Residual plots of this linear regression analysis are also provided in the plot above. Notice in the residuals versus predictor plots how there is obvious curvature and it does not show uniform randomness as we have seen before. The histogram appears heavily left-skewed and does not show the ideal bell-shape for normality. Furthermore, the NPP seems to deviate from a straight line and curves down at the extreme percentiles. These plots alone suggest that there is something wrong with the model being used and indicate that a higher-order model may be needed.

The matrices for the second-degree polynomial model are:

\(\textbf{Y}=\left( \begin{array}{c} y_{1} \\ y_{2} \\ \vdots \\ y_{50} \\ \end{array} \right) \), \(\textbf{X}=\left( \begin{array}{cccc} 1 & x_{1} & x_{1}^{2} \\ 1 & x_{2} & x_{2}^{2} \\ \vdots & \vdots & \vdots \\ 1 & x_{50} & x_{50}^{2} \\ \end{array} \right)\), \(\vec{\beta}=\left( \begin{array}{c} \beta_{0} \\ \beta_{1} \\ \beta_{2} \\ \end{array} \right) \), \(\vec{\epsilon}=\left( \begin{array}{c} \epsilon_{1} \\ \epsilon_{2} \\ \vdots \\ \epsilon_{50} \\ \end{array} \right) \)
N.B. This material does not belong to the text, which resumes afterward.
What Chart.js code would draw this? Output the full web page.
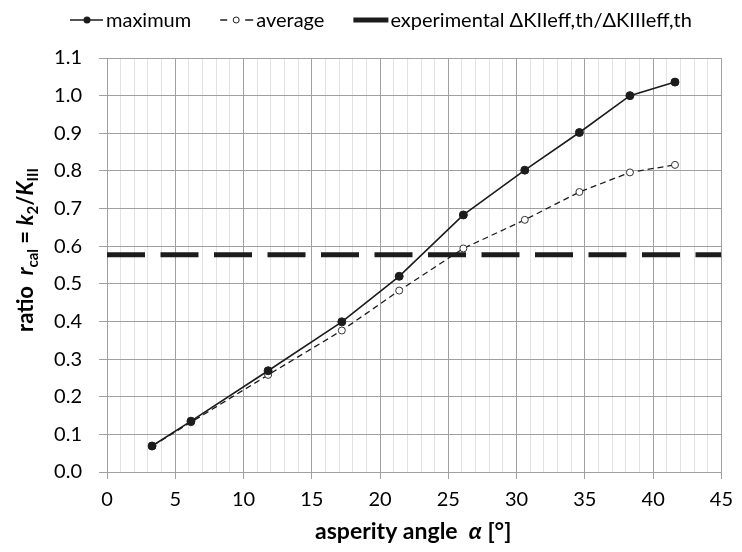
<!DOCTYPE html>
<html>
<head>
<meta charset="utf-8">
<script src="https://cdn.jsdelivr.net/npm/chart.js@4.4.1/dist/chart.umd.min.js"></script>
<style>
  body { margin: 0; background: #fff; }
  .chart { width: 742px; height: 552px; }
</style>
</head>
<body>
<div class="chart"><canvas id="myChart" width="742" height="552"></canvas></div>
<script>
// asperity angle (deg)
const angles = [3.3, 6.15, 11.8, 17.2, 21.4, 26.1, 30.6, 34.6, 38.3, 41.6];
// ratio r_cal, maximum and average
const maxRatio = [0.069, 0.135, 0.269, 0.399, 0.520, 0.683, 0.802, 0.902, 1.000, 1.036];
const avgRatio = [0.069, 0.132, 0.258, 0.376, 0.482, 0.594, 0.670, 0.744, 0.796, 0.816];
// experimental threshold ratio, drawn across the whole x range
const expX = [0, 45];
const expRatio = [0.577, 0.577];

const seriesNames = ["maximum", "average", "experimental \u0394KIIeff,th/\u0394KIIIeff,th"];

const xMin = 0, xMax = 45, xMajor = 5, xMinor = 1;
const yMin = 0, yMax = 1.1, yStep = 0.1;

const FONT = "Lato, 'Liberation Sans', sans-serif";
const majorGrid = "#a0a0a0";
const minorGrid = "#e2e2e2";
const ink = "#1c1c1c";

const toPoints = (xs, ys) => xs.map((x, i) => ({ x: x, y: ys[i] }));

// draws a row of text runs (bold/italic/subscript) centred on cx, on baseline y
function drawRuns(ctx, runs, cx, y, size) {
  const fontOf = r => `${r.i ? "italic " : ""}bold ${r.sub ? Math.round(size * 0.68) : size}px ${FONT}`;
  let total = 0;
  runs.forEach(r => {
    ctx.font = fontOf(r);
    r.w = ctx.measureText(r.t).width;
    total += r.w;
  });
  let x = cx - total / 2;
  ctx.textAlign = "left";
  ctx.textBaseline = "alphabetic";
  runs.forEach(r => {
    ctx.font = fontOf(r);
    ctx.fillText(r.t, x, y + (r.sub ? size * 0.22 : 0));
    x += r.w;
  });
}

const titlesPlugin = {
  id: "axisTitles",
  afterDraw(chart) {
    const ctx = chart.ctx;
    const area = chart.chartArea;
    ctx.save();
    ctx.fillStyle = "#000";
    drawRuns(ctx, [
      { t: "asperity angle  " },
      { t: "\u03b1", i: true },
      { t: " [\u00b0]" }
    ], (area.left + area.right) / 2 - 1, 539, 23);

    ctx.translate(33, 250);
    ctx.rotate(-Math.PI / 2);
    drawRuns(ctx, [
      { t: "ratio  " },
      { t: "r", i: true },
      { t: "cal", sub: true },
      { t: " = " },
      { t: "k", i: true },
      { t: "2", sub: true },
      { t: "/" },
      { t: "K", i: true },
      { t: "III", sub: true }
    ], 0, 0, 22);
    ctx.restore();
  }
};

const legendPlugin = {
  id: "lineLegend",
  afterDraw(chart) {
    const ctx = chart.ctx;
    const y = 20;
    let x = 70;
    ctx.save();
    ctx.font = `20px ${FONT}`;
    ctx.textBaseline = "middle";
    ctx.textAlign = "left";
    chart.data.datasets.forEach((ds, i) => {
      ctx.strokeStyle = ink;
      if (i === 0) {
        ctx.lineWidth = 1.6;
        ctx.beginPath(); ctx.moveTo(x, y); ctx.lineTo(x + 33, y); ctx.stroke();
        ctx.fillStyle = ink;
        ctx.beginPath(); ctx.arc(x + 17, y, 3.5, 0, Math.PI * 2); ctx.fill();
      } else if (i === 1) {
        ctx.lineWidth = 1.3;
        ctx.beginPath();
        ctx.moveTo(x, y); ctx.lineTo(x + 7, y);
        ctx.moveTo(x + 25, y); ctx.lineTo(x + 33, y);
        ctx.stroke();
        ctx.fillStyle = "#fff";
        ctx.lineWidth = 1;
        ctx.beginPath(); ctx.arc(x + 16, y, 3, 0, Math.PI * 2); ctx.fill(); ctx.stroke();
      } else {
        ctx.lineWidth = 5;
        ctx.beginPath(); ctx.moveTo(x, y); ctx.lineTo(x + 35, y); ctx.stroke();
        x += 1;
      }
      x += 36;
      ctx.fillStyle = "#000";
      ctx.fillText(ds.label, x, y + 1);
      x += ctx.measureText(ds.label).width + 29;
    });
    ctx.restore();
  }
};

const config = {
  type: "line",
  data: {
    datasets: [
      {
        label: seriesNames[0],
        data: toPoints(angles, maxRatio),
        borderColor: ink,
        backgroundColor: ink,
        borderWidth: 1.6,
        pointRadius: 4,
        pointBorderWidth: 1,
        pointBackgroundColor: ink,
        pointBorderColor: ink
      },
      {
        label: seriesNames[1],
        data: toPoints(angles, avgRatio),
        borderColor: ink,
        borderWidth: 1.3,
        borderDash: [6, 4],
        pointRadius: 3.5,
        pointBorderWidth: 1,
        pointBackgroundColor: "#fff",
        pointBorderColor: "#333"
      },
      {
        label: seriesNames[2],
        data: toPoints(expX, expRatio),
        borderColor: ink,
        borderWidth: 5,
        borderDash: [38, 15.5],
        pointRadius: 0
      }
    ]
  },
  options: {
    responsive: false,
    animation: false,
    layout: { padding: { top: 58, right: 13, left: 0, bottom: 0 } },
    plugins: {
      legend: { display: false },
      tooltip: { enabled: false },
      title: { display: false }
    },
    scales: {
      x: {
        type: "linear",
        min: xMin,
        max: xMax,
        afterFit: s => { s.height = 80; },
        border: { color: majorGrid },
        grid: {
          color: c => (c.tick && c.tick.value % xMajor === 0 ? majorGrid : minorGrid),
          tickColor: c => (c.tick && c.tick.value % xMajor === 0 ? majorGrid : "rgba(0,0,0,0)"),
          tickLength: 7
        },
        ticks: {
          stepSize: xMinor,
          autoSkip: false,
          maxRotation: 0,
          padding: 9,
          color: "#000",
          font: { family: FONT, size: 20 },
          callback: v => (v % xMajor === 0 ? String(v) : "")
        }
      },
      y: {
        min: yMin,
        max: yMax,
        afterFit: s => { s.width = 107; },
        border: { color: majorGrid },
        grid: { color: majorGrid, tickColor: majorGrid, tickLength: 8 },
        ticks: {
          stepSize: yStep,
          padding: 17,
          color: "#000",
          font: { family: FONT, size: 20 },
          callback: v => v.toFixed(1)
        }
      }
    }
  },
  plugins: [titlesPlugin, legendPlugin]
};

new Chart(document.getElementById("myChart"), config);
</script>
</body>
</html>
where the entries in Y and X would consist of the raw data. So as you can see, we are in a setting where the analysis techniques used in multiple linear regression (e.g., OLS) are applicable here.

Some general guidelines to keep in mind when estimating a polynomial regression model are:

  • The fitted model is more reliable when it is built on a larger sample size n.
  • Do not extrapolate beyond the limits of your observed values, particularly when the polynomial function has a pronounced curve such that an extraploation produces meaningless results beyond the scope of the model.
  • Consider how large the size of the predictor(s) will be when incorporating higher degree terms as this may cause numerical overflow for the statistical software being used.
  • Do not go strictly by low p-values to incorporate a higher degree term, but rather just use these to support your model only if the resulting residual plots looks reasonable. This is an example of a situation where you need to determine "practical significance" versus "statistical significance".
  • In general, as is standard practice throughout regression modeling, your models should adhere to the hierarchy principle, which says that if your model includes \(X^{h}\) and \(X^{h}\) is shown to be a statistically significant predictor of Y, then your model should also include each \(X^{j}\) for all \(j<h\), whether or not the coefficients for these lower-order terms are significant.